巻頭言
巻頭言

研究論文を書くということ

 コロナ禍の影響で、2020年度は様々な活動が中断した。私の研究活動も半年ほど遅れた感がある。論文作成も手がつかなかった。その中で、「なぜあなたは論文が書けないのか(佐藤雅昭著、メディカルレビュー社)」を読み、反省をした。佐藤氏は、「論文をキャリアアップの道具とだけ見ていたのでは、だんだんその作業は空しくなる」と述べている。大学教員生活の一部を費やして行った研究が日の目を見ないのは、実にもったいないことと思うようになった。

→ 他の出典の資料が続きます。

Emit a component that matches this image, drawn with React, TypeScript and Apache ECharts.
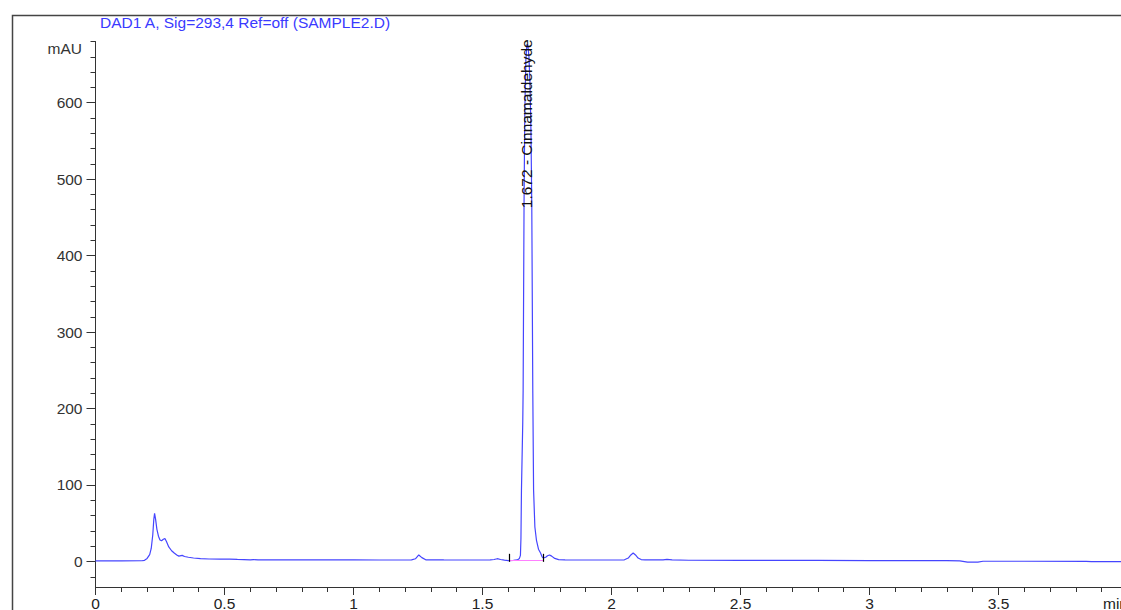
import React, { useEffect, useRef } from "react";
import * as echarts from "echarts";

const chartTitle = "DAD1 A, Sig=293,4 Ref=off (SAMPLE2.D)";
const yUnit = "mAU";
const xUnit = "min";
const peakLabel = "1.672 - Cinnamaldehyde";
const peakTime = 1.672;
const peakLabelBase = 462;
const integrationStart = 1.602;
const integrationEnd = 1.737;

const retentionTime = [
  0.0, 0.1, 0.18, 0.19, 0.2, 0.21, 0.216, 0.222, 0.226, 0.229, 0.233, 0.238, 0.244, 0.25,
  0.256, 0.263, 0.269, 0.275, 0.284, 0.295, 0.305, 0.315, 0.323, 0.336, 0.345, 0.36, 0.38,
  0.407, 0.44, 0.484, 0.52, 0.55, 0.6, 0.612, 0.63, 0.7, 0.8, 0.9, 1.0, 1.1, 1.2, 1.225,
  1.24, 1.253, 1.265, 1.28, 1.35, 1.45, 1.53, 1.545, 1.557, 1.57, 1.585, 1.6, 1.62, 1.635,
  1.643, 1.647, 1.649, 1.651, 1.656, 1.6575, 1.661, 1.664, 1.668, 1.672, 1.676, 1.68, 1.684,
  1.688, 1.691, 1.695, 1.698, 1.703, 1.709, 1.717, 1.725, 1.731, 1.736, 1.745, 1.752, 1.76,
  1.768, 1.78, 1.795, 1.82, 1.9, 2.0, 2.05, 2.065, 2.075, 2.084, 2.093, 2.103, 2.115, 2.13,
  2.2, 2.215, 2.235, 2.3, 2.5, 2.8, 3.0, 3.3, 3.35, 3.38, 3.42, 3.44, 3.6, 3.84, 3.86, 4.0,
];

const absorbance = [
  0.8, 0.8, 0.9, 1.5, 4, 9, 17, 35, 55, 63, 55, 42, 33, 28,
  27, 29, 30, 26, 19, 14, 11, 8.5, 7, 8, 6.5, 5.5, 4.5,
  3.6, 3.2, 3, 3, 2.6, 2.2, 2.5, 2, 2, 2, 2, 2, 1.9, 1.9, 2,
  3.5, 8.5, 5, 2.2, 2, 1.9, 2, 2.6, 3.6, 2.6, 1.8, 1.2, 1.3, 2,
  4, 8, 30, 93, 181, 224, 466, 590, 655, 676, 675, 660, 625,
  560, 466, 220, 93, 45, 28, 16, 11, 6, 4.5, 5.5, 7.5, 8.5,
  7, 4, 2.4, 2, 1.9, 1.9, 2.2, 4.5, 8.5, 11, 8.5, 4.5, 2.5, 2,
  2, 2.8, 2, 1.6, 1.5, 1.3, 1.2, 1.2, 0.8, -0.8, -0.8, 0.3, 0.3, 0.2, -0.3, -0.3,
];

const yMajorTicks = [0, 100, 200, 300, 400, 500, 600];
const yMinorTicks = [
  -20, 20, 40, 60, 80, 120, 140, 160, 180, 220, 240, 260, 280, 320, 340, 360, 380,
  420, 440, 460, 480, 520, 540, 560, 580, 620, 640, 660, 680,
];

const FONT = "'Liberation Sans', Arial, sans-serif";
const FS = 15.5;

export default function App() {
  const ref = useRef<HTMLDivElement>(null);

  useEffect(() => {
    if (!ref.current) return;
    const chart = echarts.init(ref.current, null, { renderer: "svg" });
    const data = retentionTime.map((t, i) => [t, absorbance[i]]);
    const yMin = -33.4;
    const yMax = 680;

    chart.setOption({
      animation: false,
      backgroundColor: "#ffffff",
      grid: { left: 95.5, top: 41.5, width: 1032, height: 545.5, containLabel: false },
      xAxis: {
        type: "value",
        min: 0,
        max: 4,
        interval: 0.5,
        axisLine: { show: true, onZero: false, lineStyle: { color: "#333", width: 1 } },
        axisTick: { show: true, length: 8, lineStyle: { color: "#333" } },
        minorTick: { show: true, splitNumber: 5, length: 5, lineStyle: { color: "#333" } },
        splitLine: { show: false },
        minorSplitLine: { show: false },
        axisLabel: {
          color: "#222",
          fontSize: FS,
          fontFamily: FONT,
          margin: 8,
          showMaxLabel: false,
        },
      },
      yAxis: [
        {
          type: "value",
          min: yMin,
          max: yMax,
          position: "left",
          axisLine: { show: true, lineStyle: { color: "#333", width: 1 } },
          axisTick: { show: true, length: 9, customValues: yMajorTicks, lineStyle: { color: "#333" } },
          axisLabel: {
            customValues: yMajorTicks,
            color: "#333",
            fontSize: FS,
            fontFamily: FONT,
            margin: 13,
          },
          splitLine: { show: false },
        },
        {
          type: "value",
          min: yMin,
          max: yMax,
          position: "left",
          axisLine: { show: false },
          axisTick: { show: true, length: 5, customValues: yMinorTicks, lineStyle: { color: "#333" } },
          axisLabel: { show: false },
          splitLine: { show: false },
        },
      ],
      series: [
        {
          type: "line",
          yAxisIndex: 0,
          data,
          showSymbol: false,
          symbol: "none",
          lineStyle: { color: "#4545ff", width: 1.2 },
          z: 3,
          markLine: {
            silent: true,
            symbol: "none",
            label: { show: false },
            animation: false,
            data: [
              [
                { coord: [integrationStart, 1], lineStyle: { color: "#ff80ff", width: 1.2, type: "solid" } },
                { coord: [integrationEnd, 1.5] },
              ],
              [
                { coord: [integrationStart, -0.5], lineStyle: { color: "#000", width: 1.2, type: "solid" } },
                { coord: [integrationStart, 10] },
              ],
              [
                { coord: [integrationEnd, -0.5], lineStyle: { color: "#000", width: 1.2, type: "solid" } },
                { coord: [integrationEnd, 10] },
              ],
            ],
          },
          markPoint: {
            silent: true,
            symbol: "circle",
            symbolSize: 0,
            animation: false,
            data: [
              {
                coord: [peakTime, peakLabelBase],
                label: {
                  show: true,
                  formatter: peakLabel,
                  position: "inside",
                  rotate: 90,
                  align: "left",
                  verticalAlign: "middle",
                  color: "#111",
                  fontSize: FS,
                  fontFamily: FONT,
                },
              },
            ],
          },
        },
      ],
      graphic: [
        {
          type: "rect",
          left: 10,
          top: 13,
          shape: { x: 0, y: 0, width: 1300, height: 800 },
          style: { fill: "none", stroke: "#444", lineWidth: 1.5 },
          silent: true,
          z: 0,
        },
        {
          type: "text",
          x: 100,
          y: 22,
          style: {
            text: chartTitle,
            fill: "#3a3aff",
            fontSize: FS,
            fontFamily: FONT,
            textVerticalAlign: "middle",
            verticalAlign: "middle",
          },
        },
        {
          type: "text",
          x: 82,
          y: 48.5,
          style: {
            text: yUnit,
            fill: "#333",
            fontSize: FS,
            fontFamily: FONT,
            align: "right",
            textAlign: "right",
            verticalAlign: "middle",
            textVerticalAlign: "middle",
          },
        },
        {
          type: "text",
          x: 1103,
          y: 603,
          style: {
            text: xUnit,
            fill: "#222",
            fontSize: FS,
            fontFamily: FONT,
            verticalAlign: "middle",
            textVerticalAlign: "middle",
          },
        },
      ],
    });

    return () => chart.dispose();
  }, []);

  return (
    <div
      style={{
        position: "fixed",
        left: 0,
        top: 0,
        width: 1121,
        height: 610,
        overflow: "hidden",
        background: "#fff",
      }}
    >
      <div ref={ref} style={{ width: 1160, height: 640 }} />
    </div>
  );
}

 授業が始まると論文作成作業の時間がなかなか取れない。しかし、論文を作成しはじめると単純作業が多いことに気づく。そこで、単純作業と知的作業を切り分けて、細切れの時間で作成するようにした。科学論文の場合、方法と結果をまず先に書く。これでしばらく放っておいてもすぐに作業開始できる上、結果を客観的に見直せる。序論と考察はどちらを先に書いても良いが、いきなりパソコンの前に座っても進まない。まずは、どういう順番で研究の意義や結果をアピールするか決める。ストーリーができあがったら、引用する文献を選ぶ。結果の解釈が合致する論文や異なる論文をピックアップして下書きとして残す。日常より論文は読むべきであるが、なかなかそうはいかない。そこで、関連する論文はトピックス毎にパソコンに保存しておき、この時に再度読み直して引用する。英語論文で注意する点は、最終的に論文に仕上げる場合は、過去の論文をそのまま引用しないことである。多くのジャーナルは剽窃チェックソフトにより過去の文章と一致するフレーズは盗用の疑いがあると警告してくる。自分の過去の論文を引用しても同様である。
 最後に佐藤氏の言葉、「論文を書くことが無駄と思えるなら、スパッとやめてしまおう。無駄ではないと思えるなら前向きにがんばろう」を引用して閉じたい。教育と研究の大妻を目指して、次年度は投稿論文が増えることを期待する次第である。